• [Given problem] Return nothing but the lines from the one with "Convert this chart" through the one with "663, 690, 705];" in the data below, word for word and without pictures.
%%
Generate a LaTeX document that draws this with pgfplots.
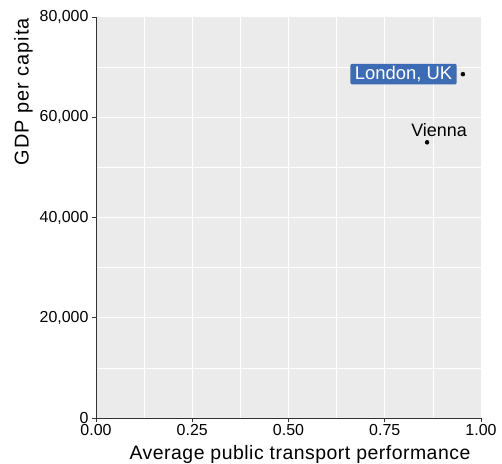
\documentclass[border=0pt]{standalone}
\usepackage{fontspec}
\setmainfont{Liberation Sans}
\usepackage{pgfplots}
\pgfplotsset{compat=1.18}
\definecolor{panel}{RGB}{235,235,235}
\definecolor{axgrey}{RGB}{51,51,51}
\definecolor{lblue}{RGB}{61,107,180}
\begin{document}
\begin{tikzpicture}
\useasboundingbox (-96bp,-46bp) rectangle (406bp,418bp);
\begin{axis}[
  at={(0,0)}, anchor=south west,
  scale only axis, width=385bp, height=401bp,
  xmin=0, xmax=1, ymin=0, ymax=80000,
  axis x line*=bottom, axis y line*=left,
  axis line style={axgrey, line width=0.9bp, -},
  axis background/.style={fill=panel},
  xtick={0,0.25,0.5,0.75,1},
  minor xtick={0.125,0.375,0.625,0.875},
  ytick={0,20000,40000,60000,80000},
  minor ytick={10000,30000,50000,70000},
  grid=both,
  major grid style={white, line width=1bp},
  minor grid style={white, line width=0.5bp},
  tick style={axgrey, line width=0.9bp},
  tick align=outside, major tick length=4bp, minor tick length=0pt,
  scaled y ticks=false,
  /pgf/number format/assume math mode=true,
  xticklabel={\pgfmathprintnumber[fixed,fixed zerofill,precision=2]{\tick}},
  yticklabel={\pgfmathprintnumber[fixed,1000 sep={,}]{\tick}},
  ticklabel style={font=\fontsize{16}{18}\selectfont, text=black},
  xticklabel style={yshift=1bp},
  clip=false,
]
\addplot[only marks, mark=*, mark size=2bp, black] coordinates {(0.953,68600) (0.860,55000)};
\node[anchor=east, fill=lblue, text=white, rounded corners=2bp, inner xsep=4.5bp, inner ysep=2.5bp, font=\fontsize{18.5}{20}\selectfont, xshift=-6bp] at (axis cs:0.953,68600) {London, UK};
\node[anchor=base, inner sep=0pt, font=\fontsize{18}{20}\selectfont, xshift=12bp, yshift=5.7bp] at (axis cs:0.860,55000) {Vienna};
\end{axis}
\node[rotate=90, anchor=base east, font=\fontsize{20}{22}\selectfont\addfontfeatures{LetterSpace=5}, inner sep=0pt] at ([xshift=-67.4bp,yshift=-1bp]current axis.north west) {GDP per capita};
\node[anchor=base, font=\fontsize{19.5}{22}\selectfont\addfontfeatures{LetterSpace=2.6}, inner sep=0pt] at ([xshift=204bp,yshift=-41bp]current axis.south west) {Average public transport performance};
\end{tikzpicture}
\end{document}
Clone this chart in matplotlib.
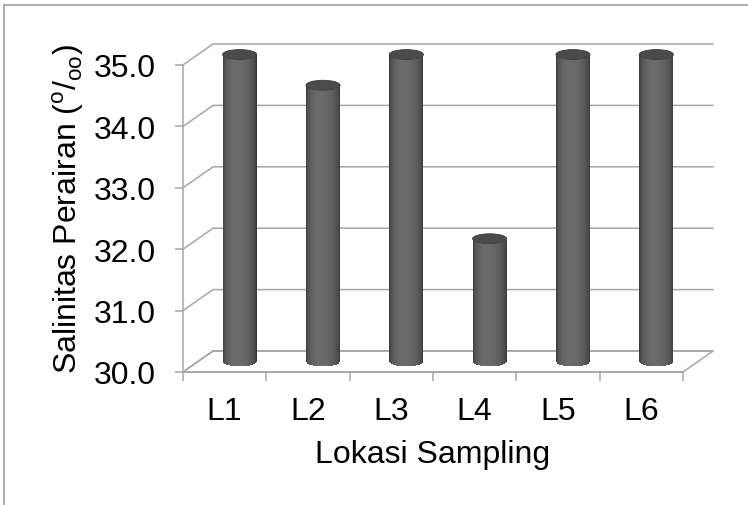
import numpy as np
import matplotlib.pyplot as plt
from matplotlib.patches import Ellipse, Polygon
from matplotlib.lines import Line2D

# data
lokasi = ['L1', 'L2', 'L3', 'L4', 'L5', 'L6']
salinitas = [35.0, 34.5, 35.0, 32.0, 35.0, 35.0]
y_ticks = [30.0, 31.0, 32.0, 33.0, 34.0, 35.0]

plt.rcParams['font.family'] = ['Liberation Sans', 'DejaVu Sans']
plt.rcParams['mathtext.fontset'] = 'custom'
plt.rcParams['mathtext.rm'] = 'Liberation Sans'

W, H, DPI = 748, 506, 100
fig = plt.figure(figsize=(W / DPI, H / DPI), dpi=DPI)
ax = fig.add_axes([183 / W, 1 - 373 / H, 500 / W, 307 / H])
ax.set_xlim(-0.5, 5.5)
ax.set_ylim(y_ticks[0], y_ticks[-1])

grid = '#a6a6a6'
lw = 1.1
fs = 23
# depth of the 3d box in data units (~30px right, ~21px up)
DX = 0.36
DY = 0.342
x0, x1 = -0.5, len(lokasi) - 0.5
ybase = y_ticks[0]

# floor
floor = Polygon([(x0, ybase), (x1, ybase), (x1 + DX, ybase + DY), (x0 + DX, ybase + DY)],
                closed=True, facecolor='white', edgecolor=grid, lw=lw, clip_on=False, zorder=1)
ax.add_patch(floor)

# back wall + side wall gridlines
for y in y_ticks:
    ax.plot([x0, x0 + DX, x1 + DX], [y, y + DY, y + DY], color=grid, lw=lw,
            clip_on=False, zorder=1, solid_joinstyle='miter')

# cylinders
w = 0.205   # half width
e = 0.08    # half height of ellipse
n = 48
u = np.linspace(-1 + 1 / n, 1 - 1 / n, n)
p = -0.2
t = np.where(u > p, (u - p) / (1 - p), (u - p) / (1 + p))
shade = 0.19 + 0.23 * np.sqrt(np.clip(1 - t ** 2, 0, 1))
cols = [(g, g, g) for g in shade]
for i, v in enumerate(salinitas):
    c = i + DX / 2
    xs = c + u * w
    curve = e * np.sqrt(1 - u ** 2)
    ax.bar(xs, np.full(n, v - ybase), width=2 * w / n * 1.15,
           bottom=ybase + DY / 2 - curve, color=cols, linewidth=0,
           clip_on=False, zorder=3)
    ax.add_patch(Ellipse((c, v + DY / 2), 2 * w, 2 * e, facecolor='#4b4b4b',
                         edgecolor='#3c3c3c', lw=0.6, clip_on=False, zorder=4))

# axes styling
for s in ['top', 'right']:
    ax.spines[s].set_visible(False)
for s in ['left', 'bottom']:
    ax.spines[s].set_color(grid)
    ax.spines[s].set_linewidth(lw)
ax.set_facecolor('none')

ax.set_yticks(y_ticks)
ax.set_yticklabels(['%.1f' % y for y in y_ticks])
ax.tick_params(axis='y', direction='out', length=5.8, width=lw, color=grid,
               pad=14, labelsize=fs)

ax.set_xticks(range(len(lokasi)))
ax.set_xticklabels(lokasi)
ax.set_xticks(np.arange(x0, x1 + 0.01, 1), minor=True)
ax.tick_params(axis='x', which='major', length=0, pad=17, labelsize=fs)
ax.tick_params(axis='x', which='minor', direction='out', length=6.5, width=lw, color=grid)

ax.set_xlabel('Lokasi Sampling', fontsize=fs, labelpad=10)
fig.text(68 / W, 1 - 209 / H, r'Salinitas Perairan ($^{\mathregular{o}}$/$_{\mathregular{oo}}$)',
         rotation=90, ha='center', va='center', fontsize=fs)

# chart border (partly outside the picture)
bc = '#a0a0a0'
fig.add_artist(Line2D([4 / W, 4 / W], [0, 1 - 6 / H], transform=fig.transFigure, color=bc, lw=1.2))
fig.add_artist(Line2D([4 / W, 1], [1 - 6 / H, 1 - 6 / H], transform=fig.transFigure, color=bc, lw=1.2))

fig.savefig('out.png', dpi=DPI)
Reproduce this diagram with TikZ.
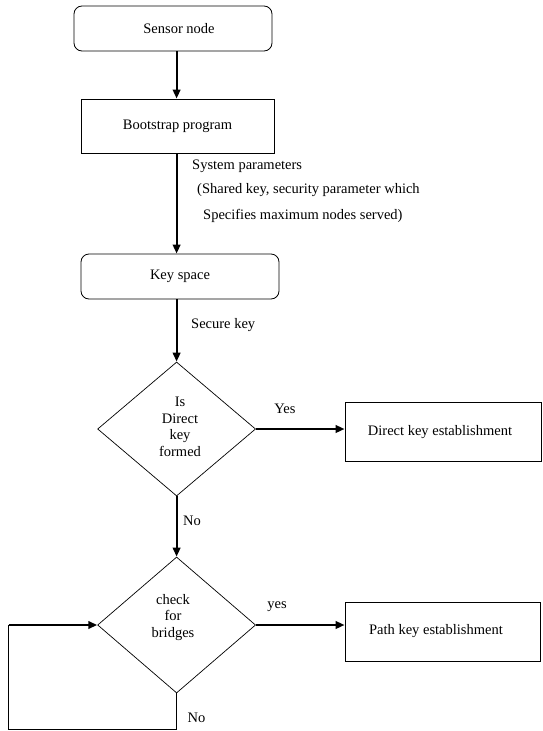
\documentclass[tikz,border=0pt]{standalone}
\usepackage{fontspec}
\setmainfont{Liberation Serif}
\usetikzlibrary{arrows.meta,shapes.geometric}
\begin{document}
\begin{tikzpicture}[x=1pt,y=-1pt,
  every node/.style={font=\fontsize{14.5}{16.6}\selectfont, inner sep=0pt},
  sbox/.style={draw, line width=0.8pt, rectangle},
  rbox/.style={sbox, rounded corners=8pt},
  dia/.style={draw, line width=0.7pt, diamond, inner sep=0pt},
  arr/.style={line width=2.2pt, -{Triangle[length=9pt,width=7.5pt]}},
  thin/.style={line width=0.8pt},
  lbl/.style={anchor=west}
]
\useasboundingbox (0,0) rectangle (542,731);
% boxes
\node[rbox,minimum width=198pt,minimum height=45pt] (sensor) at (173,28.5) {\hspace*{12pt}Sensor node};
\node[sbox,minimum width=193pt,minimum height=54pt] (boot) at (177.5,126) {Bootstrap program};
\node[rbox,minimum width=198pt,minimum height=45pt] (keys) at (180,276.5) {Key space};
\node[dia,minimum width=158pt,minimum height=134pt] (d1) at (176.6,429) {};
\node[align=center] (d1t) at (180,427) {Is\\Direct\\key\\formed};
\node[sbox,minimum width=196pt,minimum height=59.5pt] (direct) at (443,431.75) {Direct key establishment\hspace*{6pt}};
\node[dia,minimum width=158pt,minimum height=136pt] (d2) at (176.6,625) {};
\node[align=center] (d2t) at (173,617.5) {check\\for\\bridges};
\node[sbox,minimum width=195pt,minimum height=59pt] (path) at (442.5,631.5) {Path key establishment\hspace*{13pt}};
% labels
\node[lbl] (l1) at (192,166) {System parameters};
\node[lbl] (l2) at (197,190) {(Shared key, security parameter which};
\node[lbl] (l3) at (203,216) {Specifies maximum nodes served)};
\node[lbl] (l4) at (191,325) {Secure key};
\node (l5) at (285,409) {Yes};
\node[lbl] (l6) at (183,521) {No};
\node (l7) at (277,607) {yes};
\node[lbl] (l8) at (187.5,718) {No};
% connectors
\coordinate (lb) at (8.6,729);
\coordinate (lt) at (8.6,625);
\draw[arr] (sensor.south -| d1.center) -- (boot.north -| d1.center);
\draw[arr] (boot.south -| d1.center) -- (keys.north -| d1.center);
\draw[arr] (keys.south -| d1.center) -- (d1.north);
\draw[arr] (d1.east) -- (d1.east -| direct.west);
\draw[arr] (d1.south) -- (d2.north);
\draw[arr] (d2.east) -- (d2.east -| path.west);
\draw[thin] (d2.south) -- (d2.south |- lb) -- (lb) -- (lt);
\draw[arr] (lt) -- (d2.west);
\end{tikzpicture}
\end{document}
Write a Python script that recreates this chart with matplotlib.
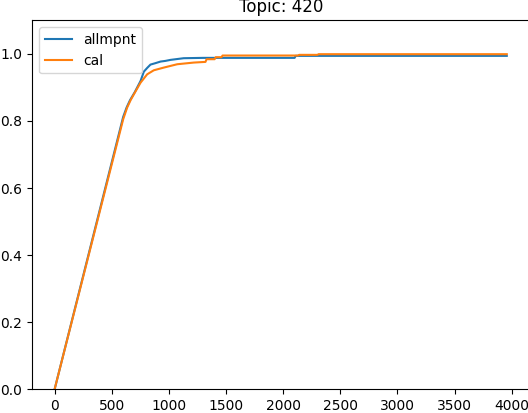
import matplotlib
matplotlib.use("Agg")
import matplotlib.pyplot as plt

title = "Topic: 420"

allmpnt_x = [0, 600, 630, 660, 700, 752, 781, 810, 839, 880, 927, 970, 1014, 1130, 1300, 2100, 2110, 3957]
allmpnt_y = [0, 0.812, 0.840, 0.862, 0.885, 0.919, 0.947, 0.958, 0.968, 0.972, 0.977, 0.979, 0.982, 0.987, 0.988, 0.988, 0.994, 0.994]

cal_x = [0, 600, 635, 665, 693, 752, 810, 868, 955, 1073, 1218, 1320, 1330, 1400, 1410, 1460, 1470, 2130, 2140, 2300, 2310, 3957]
cal_y = [0, 0.805, 0.840, 0.862, 0.879, 0.914, 0.939, 0.951, 0.959, 0.969, 0.974, 0.976, 0.984, 0.984, 0.990, 0.990, 0.995, 0.995, 0.997, 0.997, 0.999, 0.999]

W, H = 528, 413
fig = plt.figure(figsize=(W / 100, H / 100), dpi=100)
ax = fig.add_axes([32 / W, (H - 389.3) / H, (529.4 - 32) / W, (389.3 - 20.3) / H])

ax.plot(allmpnt_x, allmpnt_y, label="allmpnt")
ax.plot(cal_x, cal_y, label="cal")
ax.set_ylim(0, 1.1)
ax.set_title(title)
ax.legend(loc="upper left")

fig.savefig("out.png", dpi=100)
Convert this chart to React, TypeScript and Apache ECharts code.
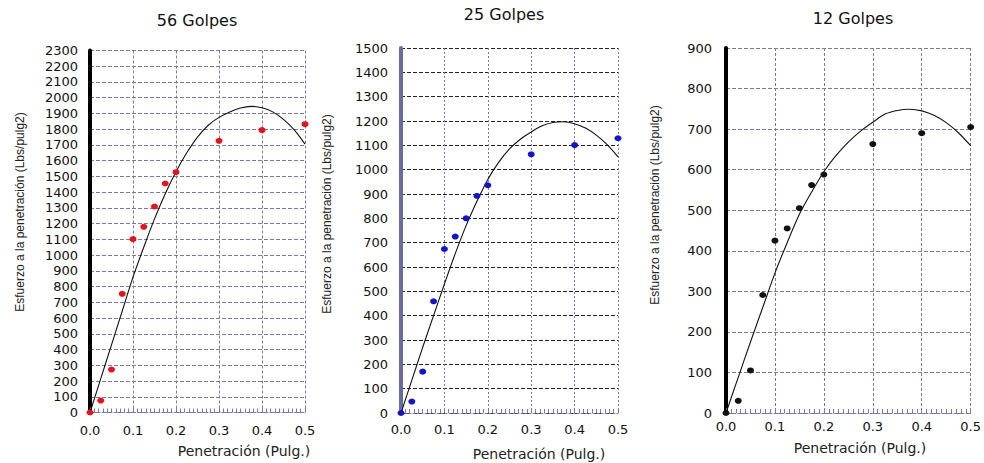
import React, { useEffect, useRef } from "react";
import * as echarts from "echarts";

// Measured data (penetration in inches, stress in Lbs/pulg2)
const penetration = [0, 0.025, 0.05, 0.075, 0.1, 0.125, 0.15, 0.175, 0.2, 0.3, 0.4, 0.5];
const stress56 = [0, 76, 273, 754, 1101, 1180, 1309, 1455, 1527, 1726, 1794, 1832];
const stress25 = [0, 47, 170, 459, 674, 725, 800, 892, 936, 1063, 1101, 1129];
const stress12 = [0, 30, 105, 291, 425, 455, 505, 562, 588, 663, 690, 705];

// Trend line values
const trendX = [0, 0.025, 0.05, 0.075, 0.1, 0.125, 0.15, 0.175, 0.2, 0.225, 0.25, 0.275, 0.3, 0.325, 0.35, 0.375, 0.4, 0.425, 0.45, 0.475, 0.5];
const trend56 = [0, 215, 430, 645, 860, 1050, 1230, 1390, 1530, 1650, 1750, 1825, 1875, 1910, 1935, 1945, 1936, 1910, 1862, 1795, 1705];
const trend25 = [0, 135, 270, 400, 530, 655, 770, 870, 960, 1030, 1085, 1125, 1155, 1180, 1194, 1197, 1189, 1171, 1142, 1103, 1053];
const trend12 = [0, 88, 175, 260, 345, 420, 490, 545, 595, 635, 668, 695, 717, 737, 746, 749, 745, 734, 716, 691, 659];

const titles = ["56 Golpes", "25 Golpes", "12 Golpes"];
const yMax = [2300, 1500, 900];
const xName = "Penetración (Pulg.)";
const yName = "Esfuerzo a la penetración (Lbs/pulg2)";

const GRID_C = "#7a7aa8";

const panels = [
  { grid: { left: 90, top: 50.5, width: 215, height: 362 }, color: "#e3141c", axisColor: "#000", hSplit: GRID_C, labelMarginY: 12, labelMarginX: 11, title: { x: 197, y: 12 }, xn: { x: 244, y: 451 }, yn: { x: 20, y: 212 }, data: stress56, trend: trend56 },
  { grid: { left: 401, top: 48, width: 217, height: 365 }, color: "#1414c8", axisColor: "#6c6c9c", hSplit: "#222", labelMarginY: 13, labelMarginX: 10, title: { x: 504, y: 6.5 }, xn: { x: 539, y: 454 }, yn: { x: 327, y: 214 }, data: stress25, trend: trend25 },
  { grid: { left: 726, top: 48, width: 245, height: 365 }, color: "#111", axisColor: "#000", hSplit: GRID_C, labelMarginY: 14, labelMarginX: 7, title: { x: 853, y: 10 }, xn: { x: 860, y: 448 }, yn: { x: 655, y: 205 }, data: stress12, trend: trend12 },
];

const FONT = "DejaVu Sans";

export default function App() {
  const ref = useRef<HTMLDivElement>(null);
  useEffect(() => {
    const chart = echarts.init(ref.current!, null, { renderer: "svg" });
    const option: any = {
      animation: false,
      backgroundColor: "#fff",
      title: panels.map((p, i) => ({
        text: titles[i],
        left: p.title.x,
        top: p.title.y,
        textAlign: "center",
        padding: 0,
        textStyle: { fontFamily: FONT, fontSize: 16, fontWeight: "normal", color: "#111" },
      })),
      grid: panels.map((p) => ({ ...p.grid, containLabel: false })),
      xAxis: panels.map((p, i) => ({
        type: "value",
        gridIndex: i,
        min: 0,
        max: 0.5,
        interval: 0.1,
        axisLine: { show: true, onZero: false, lineStyle: { color: GRID_C, width: 1, type: [2, 2] } },
        axisTick: { show: true, inside: true, length: 5, lineStyle: { color: GRID_C } },
        minorTick: { show: true, splitNumber: 10, length: 4, lineStyle: { color: GRID_C } },
        splitLine: { show: true, lineStyle: { color: GRID_C, width: 1, type: i === 1 ? [2, 2] : [3, 2] } },
        axisLabel: {
          margin: p.labelMarginX,
          fontFamily: FONT,
          fontSize: 13,
          color: "#111",
          formatter: (v: number) => v.toFixed(1),
        },
      })),
      yAxis: panels.map((p, i) => ({
        type: "value",
        gridIndex: i,
        min: 0,
        max: yMax[i],
        interval: 100,
        axisLine: { show: true, onZero: false, lineStyle: { color: p.axisColor, width: 4 } },
        axisTick: { show: false },
        splitLine: { show: true, lineStyle: { color: p.hSplit, width: 1, type: [4, 2] } },
        axisLabel: {
          margin: p.labelMarginY,
          fontFamily: FONT,
          fontSize: 13,
          color: "#111",
          formatter: (v: number) => String(v),
        },
      })),
      series: panels.flatMap((p, i) => [
        {
          type: "line",
          xAxisIndex: i,
          yAxisIndex: i,
          data: trendX.map((x, k) => [x, p.trend[k]]),
          smooth: 0.3,
          showSymbol: false,
          lineStyle: { color: "#111", width: 1.1 },
          z: 3,
        },
        {
          type: "scatter",
          xAxisIndex: i,
          yAxisIndex: i,
          data: penetration.map((x, k) => [x, p.data[k]]),
          symbol: "circle",
          symbolSize: [7, 6],
          itemStyle: { color: p.color, opacity: 1 },
          z: 4,
        },
      ]),
      graphic: panels.flatMap((p) => [
        {
          type: "text",
          x: p.xn.x,
          y: p.xn.y,
          style: { text: xName, fontFamily: FONT, fontSize: 14, fill: "#222", align: "center", verticalAlign: "middle" },
        },
        {
          type: "text",
          x: p.yn.x,
          y: p.yn.y,
          rotation: Math.PI / 2,
          style: { text: yName, fontFamily: "Liberation Sans", fontSize: 12, fill: "#222", align: "center", verticalAlign: "middle" },
        },
      ]),
    };
    chart.setOption(option);
    return () => chart.dispose();
  }, []);
  return (
    <div
      ref={ref}
      style={{ position: "fixed", left: 0, top: 0, width: 984, height: 463, background: "#fff" }}
    />
  );
}
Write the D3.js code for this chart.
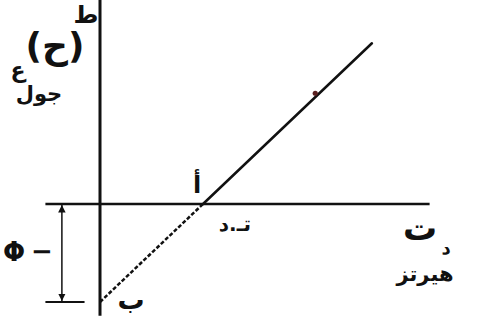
<!DOCTYPE html>
<html>
<head>
<meta charset="utf-8">
<script src="https://cdn.jsdelivr.net/npm/d3@7"></script>
<style>
  html, body { margin: 0; padding: 0; background: #fff; }
  svg text { font-family: "DejaVu Sans", sans-serif; font-weight: bold; fill: #111; }
</style>
</head>
<body>
<svg id="chart" width="489" height="327"></svg>
<script>
// Photoelectric relation: max kinetic energy vs. frequency
const frequency = [0, 1, 2.64];      // in units of the threshold frequency
const kineticEnergy = [-1, 0, 1.64]; // in units of the work function
const pointLabels = ["ب", "أ"];
const markedPoint = [2.09, 1.13];    // small point marked on the line

const svg = d3.select("#chart");
const x = d3.scaleLinear().domain([0, 1]).range([100, 203]);
const y = d3.scaleLinear().domain([-1, 0]).range([302, 204]);

const ink = "#111";

// axes
svg.append("line").attr("x1", x(0)).attr("x2", x(0))
  .attr("y1", y(3.03)).attr("y2", y(-1.14))
  .attr("stroke", ink).attr("stroke-width", 3);
svg.append("line").attr("x1", x(-0.53)).attr("x2", x(3.2))
  .attr("y1", y(0)).attr("y2", y(0))
  .attr("stroke", ink).attr("stroke-width", 2.5);

// lower reference tick at -phi
svg.append("line").attr("x1", x(-0.53)).attr("x2", x(-0.15))
  .attr("y1", y(-1)).attr("y2", y(-1))
  .attr("stroke", ink).attr("stroke-width", 2);

// -phi dimension arrow
const defs = svg.append("defs");
defs.append("marker").attr("id", "arr").attr("viewBox", "0 0 10 10")
  .attr("refX", 10).attr("refY", 5).attr("markerWidth", 5).attr("markerHeight", 6)
  .attr("orient", "auto-start-reverse")
  .append("path").attr("d", "M0,0 L10,5 L0,10 z").attr("fill", ink);
svg.append("line").attr("x1", x(-0.37)).attr("x2", x(-0.37))
  .attr("y1", y(0) + 1).attr("y2", y(-1) - 1)
  .attr("stroke", ink).attr("stroke-width", 1.5)
  .attr("marker-start", "url(#arr)").attr("marker-end", "url(#arr)");

// the straight line: dashed below the frequency axis, solid above
const pts = frequency.map((f, i) => [x(f), y(kineticEnergy[i])]);
svg.append("line").attr("x1", pts[0][0]).attr("y1", pts[0][1])
  .attr("x2", pts[1][0]).attr("y2", pts[1][1])
  .attr("stroke", ink).attr("stroke-width", 2.5).attr("stroke-dasharray", "4,2");
svg.append("line").attr("x1", pts[1][0]).attr("y1", pts[1][1])
  .attr("x2", pts[2][0]).attr("y2", pts[2][1])
  .attr("stroke", ink).attr("stroke-width", 2.5).attr("stroke-linecap", "round");
svg.append("circle").attr("cx", x(markedPoint[0])).attr("cy", y(markedPoint[1]))
  .attr("r", 2.6).attr("fill", "#5a2020");

// labels
const t = (tx, ty, s, size) => svg.append("text").attr("x", tx).attr("y", ty)
  .attr("font-size", size).attr("text-anchor", "middle").text(s);

t(55, 58, "(ح)", 36);
t(86, 23, "ط", 24);
t(18, 78, "ع", 22);
t(39, 101, "جول", 21);

t(14, 261, "Φ", 26);
t(42, 260, "−", 26);

t(131, 309, pointLabels[0], 27);
t(pts[1][0] - 6, pts[1][1] - 11, pointLabels[1], 24);
t(x(1.31), y(0) + 27, "تـ.د", 20);

t(420, 240, "ت", 34);
t(446, 254, "د", 18);
t(425, 281, "هيرتز", 21);
</script>
</body>
</html>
%%
• [Reply]
Convert this chart to React, TypeScript and Apache ECharts code.
import React, { useEffect, useRef } from "react";
import * as echarts from "echarts";

// Measured data (penetration in inches, stress in Lbs/pulg2)
const penetration = [0, 0.025, 0.05, 0.075, 0.1, 0.125, 0.15, 0.175, 0.2, 0.3, 0.4, 0.5];
const stress56 = [0, 76, 273, 754, 1101, 1180, 1309, 1455, 1527, 1726, 1794, 1832];
const stress25 = [0, 47, 170, 459, 674, 725, 800, 892, 936, 1063, 1101, 1129];
const stress12 = [0, 30, 105, 291, 425, 455, 505, 562, 588, 663, 690, 705];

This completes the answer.